Internal Quality Reweighting for Correct Answers Only: The first filter of RLVR remains answer correctness. Incorrect but heuristic-rich reasoning trajectories are not directly utilized. Future work could include partially correct steps or fixable errors in training.
Context Length and Training Cost: Although the overhead is reported as <5%, prepending demonstrations increases context length; for longer problems or more demonstrations, the cost might become a bottleneck.

vs.
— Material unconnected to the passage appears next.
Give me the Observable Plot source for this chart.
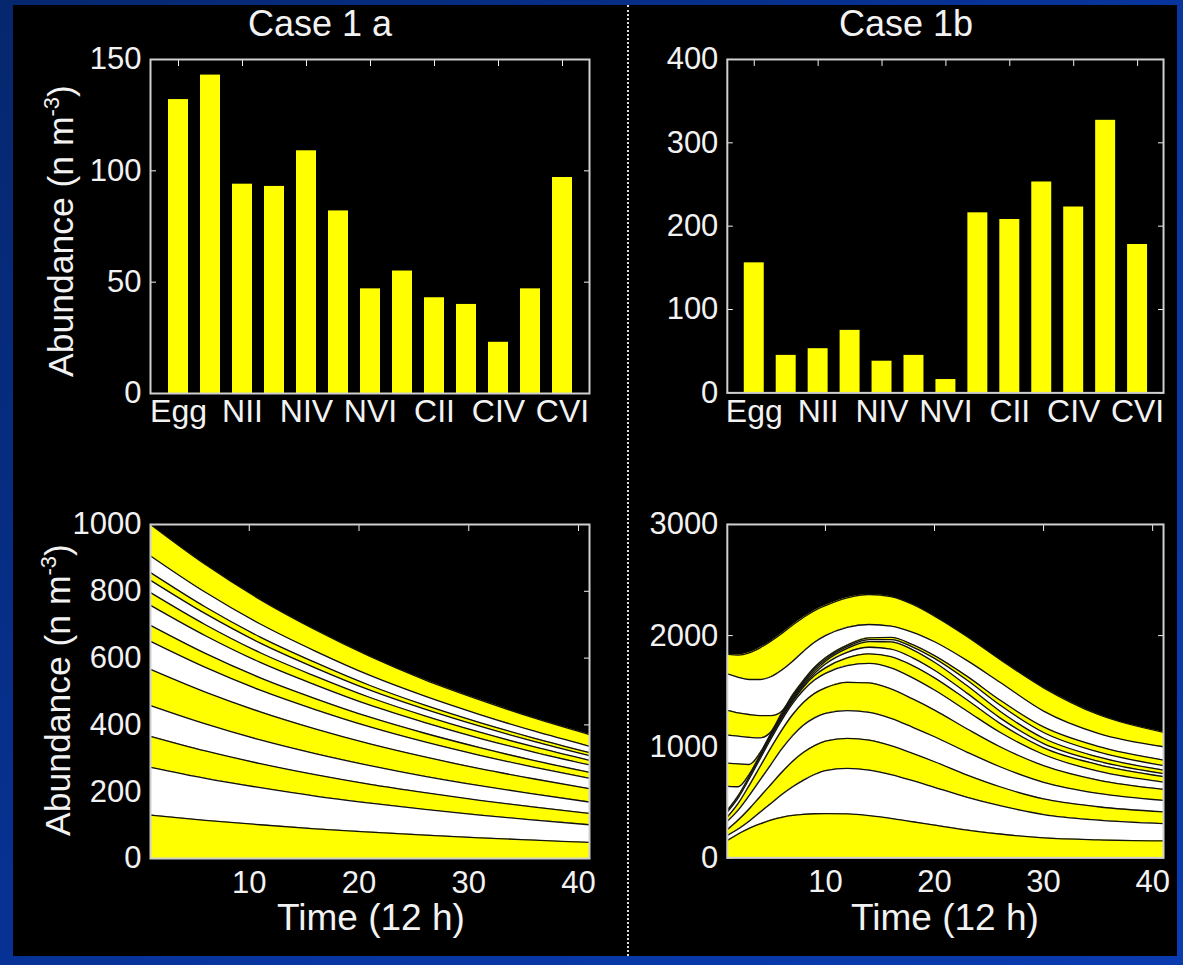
<!DOCTYPE html>
<html>
<head>
<meta charset="utf-8">
<script src="https://cdn.jsdelivr.net/npm/d3@7"></script>
<script src="https://cdn.jsdelivr.net/npm/@observablehq/plot@0.6"></script>
<style>
  html, body { margin: 0; padding: 0; background: #0634a0; }
  #page { position: relative; width: 1183px; height: 965px; overflow: hidden;
    background: linear-gradient(135deg, #05276e 0%, #0836a2 60%, #0a3cb0 100%);
    font-family: "Liberation Sans", Arial, sans-serif; color: #f2f2f2; }
  #black { position: absolute; left: 13px; top: 5px; width: 1164px; height: 951px; background: #000; }
  #divider { position: absolute; left: 627px; top: 5px; height: 951px; border-left: 2px dotted #dcdcdc; }
  .panel { position: absolute; }
  .title { position: absolute; width: 300px; text-align: center; font-size: 36px; line-height: 40px; white-space: nowrap; }
  .xlab { position: absolute; width: 300px; text-align: center; font-size: 37px; line-height: 40px; white-space: nowrap; }
  .ylab { position: absolute; width: 400px; height: 40px; line-height: 40px; text-align: center; font-size: 35.5px;
    white-space: nowrap; transform: rotate(-90deg); transform-origin: 50% 50%; }
  .ylab sup { font-size: 0.62em; line-height: 0; vertical-align: 0.62em; }
</style>
</head>
<body>
<div id="page">
  <div id="black"></div>
  <div id="divider"></div>
  <div id="tl" class="panel"></div>
  <div id="tr" class="panel"></div>
  <div id="bl" class="panel"></div>
  <div id="br" class="panel"></div>
  <div class="title" style="left:170px; top:4px;">Case 1 a</div>
  <div class="title" style="left:756px; top:4px;">Case 1b</div>
  <div class="ylab" style="left:-139px; top:211px;">Abundance (n m<sup>-3</sup>)</div>
  <div class="ylab" style="left:-142px; top:670px;">Abundance (n m<sup>-3</sup>)</div>
  <div class="xlab" style="left:221px; top:898px;">Time (12 h)</div>
  <div class="xlab" style="left:795px; top:898px;">Time (12 h)</div>
</div>
<script>
// ---------- data ----------
const stages = ["Egg","NI","NII","NIII","NIV","NV","NVI","CI","CII","CIII","CIV","CV","CVI"];
const labelStages = ["Egg","NII","NIV","NVI","CII","CIV","CVI"];

const barsA = [132,143,94,93,109,82,47,55,43,40,23,47,97];
const barsB = [156,45,53,75,38,45,16,216,208,253,223,327,178];

const yTicksBarA = [0,50,100,150];
const yTicksBarB = [0,100,200,300,400];
const yTicksAreaA = [0,200,400,600,800,1000];
const yTicksAreaB = [0,1000,2000,3000];
const timeTicks = [10,20,30,40];

// Case 1 a: abundance per stage through time
const timesA = [1,6,11,16,21,26,31,36,41];
const a_Egg  = [130,114,101,89,79,70,62,55,48];
const a_NI   = [143,126,111,98,87,77,68,60,53];
const a_NII  = [93,82,72,64,56,50,44,39,34];
const a_NIII = [92,81,71,63,56,49,44,39,34];
const a_NIV  = [108,95,84,74,65,58,51,45,40];
const a_NV   = [84,74,65,58,51,45,40,35,31];
const a_NVI  = [48,42,37,33,29,26,23,20,18];
const a_CI   = [60,53,46,41,36,32,28,25,22];
const a_CII  = [38,33,29,26,23,20,18,16,14];
const a_CIII = [37,33,29,25,22,20,18,16,14];
const a_CIV  = [23,20,18,16,14,12,11,10,9];
const a_CV   = [50,44,39,34,30,27,24,21,19];
const a_CVI  = [94,83,73,64,57,49,44,39,35];

// Case 1b: abundance per stage through time
const timesB = [1,2,3,4,5,6,7,8,9,10,12,14,16,18,20,23,26,30,35,41];
const b_Egg  = [156,215,265,305,340,365,382,392,397,398,395,380,355,325,295,250,215,180,162,153];
const b_NI   = [45,45,65,105,150,205,258,308,353,387,410,410,395,370,340,295,255,210,178,155];
const b_NII  = [53,80,110,140,170,200,230,250,260,265,270,270,260,245,230,200,170,140,120,105];
const b_NIII = [75,90,120,150,180,210,230,245,250,250,250,250,245,235,225,205,180,150,120,104];
const b_NIV  = [38,60,90,120,150,170,190,205,220,230,255,265,265,255,240,210,180,150,120,100];
const b_NV   = [45,50,60,70,80,90,100,110,120,130,150,175,190,190,180,160,130,100,80,65];
const b_NVI  = [16,20,20,20,20,20,20,30,40,50,70,85,100,110,110,100,80,60,60,50];
const b_CI   = [216,80,20,15,15,15,15,15,20,35,50,60,68,70,68,60,50,38,30,26];
const b_CII  = [208,205,90,20,15,15,15,15,20,25,35,50,66,72,72,68,60,48,38,32];
const b_CIII = [253,250,245,135,15,15,15,15,20,15,15,18,20,25,35,50,55,52,45,40];
const b_CIV  = [223,210,205,200,145,15,15,15,15,15,15,17,20,22,25,35,45,50,50,50];
const b_CV   = [327,320,315,325,350,370,300,260,225,200,160,120,101,111,125,142,160,142,117,120];
const b_CVI  = [178,200,240,285,320,330,325,305,285,270,265,270,265,250,230,215,205,210,170,130];

const seriesA = [a_Egg,a_NI,a_NII,a_NIII,a_NIV,a_NV,a_NVI,a_CI,a_CII,a_CIII,a_CIV,a_CV,a_CVI];
const seriesB = [b_Egg,b_NI,b_NII,b_NIII,b_NIV,b_NV,b_NVI,b_CI,b_CII,b_CIII,b_CIV,b_CV,b_CVI];

// ---------- layout ----------
const ML = 110, MR = 20, MT = 20, MB = 80;
const FRAME_H = 334;
const YELLOW = "#ffff00";
const FONT = "Liberation Sans, Arial, sans-serif";
const frameStroke = "#cfcfcf";
const plain = d => String(d);
const blank = () => "";

function commonStyle() {
  return { background: "transparent", color: "#f2f2f2", fontFamily: FONT, overflow: "visible" };
}

function barPlot(values, yDomain, yTicks, frameW) {
  const data = stages.map((s, i) => ({ stage: s, v: values[i] }));
  return Plot.plot({
    width: ML + frameW + MR, height: MT + FRAME_H + MB,
    marginLeft: ML, marginRight: MR, marginTop: MT, marginBottom: MB,
    style: commonStyle(),
    x: { type: "band", domain: stages, paddingInner: 0.375, paddingOuter: 0.36, label: null },
    y: { domain: yDomain, label: null },
    marks: [
      Plot.axisX({ anchor: "bottom", ticks: labelStages, tickSize: -6, tickPadding: 12, fontSize: 32, label: null }),
      Plot.axisX({ anchor: "top", ticks: labelStages, tickSize: -6, tickFormat: blank, label: null }),
      Plot.axisY({ anchor: "left", ticks: yTicks, tickSize: -6, tickPadding: 15, fontSize: 31, tickFormat: plain, label: null }),
      Plot.axisY({ anchor: "right", ticks: yTicks, tickSize: -6, tickFormat: blank, label: null }),
      Plot.barY(data, { x: "stage", y: "v", fill: YELLOW }),
      Plot.frame({ stroke: frameStroke, strokeWidth: 2 })
    ]
  });
}

function areaPlot(times, series, yDomain, yTicks, frameW) {
  const data = stages.flatMap((s, i) => times.map((t, j) => ({ stage: s, idx: i, t, v: series[i][j] })));
  return Plot.plot({
    width: ML + frameW + MR, height: MT + FRAME_H + MB,
    marginLeft: ML, marginRight: MR, marginTop: MT, marginBottom: MB,
    style: commonStyle(),
    x: { domain: [1, 41], label: null },
    y: { domain: yDomain, label: null },
    marks: [
      Plot.axisX({ anchor: "bottom", ticks: timeTicks, tickSize: -6, tickPadding: 18, fontSize: 31, tickFormat: plain, label: null }),
      Plot.axisX({ anchor: "top", ticks: timeTicks, tickSize: -6, tickFormat: blank, label: null }),
      Plot.axisY({ anchor: "left", ticks: yTicks, tickSize: -6, tickPadding: 15, fontSize: 31, tickFormat: plain, label: null }),
      Plot.axisY({ anchor: "right", ticks: yTicks, tickSize: -6, tickFormat: blank, label: null }),
      Plot.areaY(data, { x: "t", y: "v", z: "stage", fill: d => (d.idx % 2 ? "#ffffff" : YELLOW), curve: "monotone-x" }),
      Plot.lineY(data, Plot.stackY2({ x: "t", y: "v", z: "stage", stroke: "#111", strokeWidth: 1.3, curve: "monotone-x" })),
      Plot.frame({ stroke: frameStroke, strokeWidth: 2 })
    ]
  });
}

function place(id, el, left, top) {
  const box = document.getElementById(id);
  box.style.left = left + "px";
  box.style.top = top + "px";
  box.appendChild(el);
}

// frames: left panels x 150..589, right panels x 727..1164; top y 59..393, bottom y 524..858
place("tl", barPlot(barsA, [0, 150], yTicksBarA, 439), 150 - ML, 59 - MT);
place("tr", barPlot(barsB, [0, 400], yTicksBarB, 437), 727 - ML, 59 - MT);
place("bl", areaPlot(timesA, seriesA, [0, 1000], yTicksAreaA, 439), 150 - ML, 524 - MT);
place("br", areaPlot(timesB, seriesB, [0, 3000], yTicksAreaB, 437), 727 - ML, 524 - MT);
</script>
</body>
</html>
Standard RLVR/GRPO/DAPO: While standard methods only consider final answers, this work uses in-context demonstrations to alter the sampling distribution, equivalent to weighting high-quality correct trajectories. IC-GRPO and IC-DAPO consistently outperformed their respective baselines.
vs. PRM: PRMs explicitly evaluate intermediate steps but require labels or extra models; Evidence Gain uses the policy’s own ICL capability for implicit evaluation without training a new process rewarder.
vs. Surface Proxies: Signals like length, logprob, or majority vote rely on surface statistics or consistency, showing significantly lower correlation than Evidence Gain. The insight is that quality should be measured by pedagogical transferability.
Inspiration for Subsequent RLHF/RLVR: Demonstration-conditioned rollouts can serve as a universal wrapper for verifiable tasks (code, theorem proving, science QA) to mitigate the "correct-but-bad-reasoning" issue.

Rating¶

Novelty: ⭐⭐⭐⭐⭐ The definition of "pedagogical utility" for Evidence Gain and its implicit reweighting derivation are highly innovative.
Experimental Thoroughness: ⭐⭐⭐⭐ Covers multiple math benchmarks, two model scales, two optimizers (DAPO/GRPO), and demo quality ablations; however, remains domain-limited to math.
Writing Quality: ⭐⭐⭐⭐⭐ Motivation, theory, and experiments are clearly linked, with claims well-supported by evidence.
Value: ⭐⭐⭐⭐⭐ Highly practical for RLVR training, especially when high reasoning quality is desired without the overhead of training a PRM.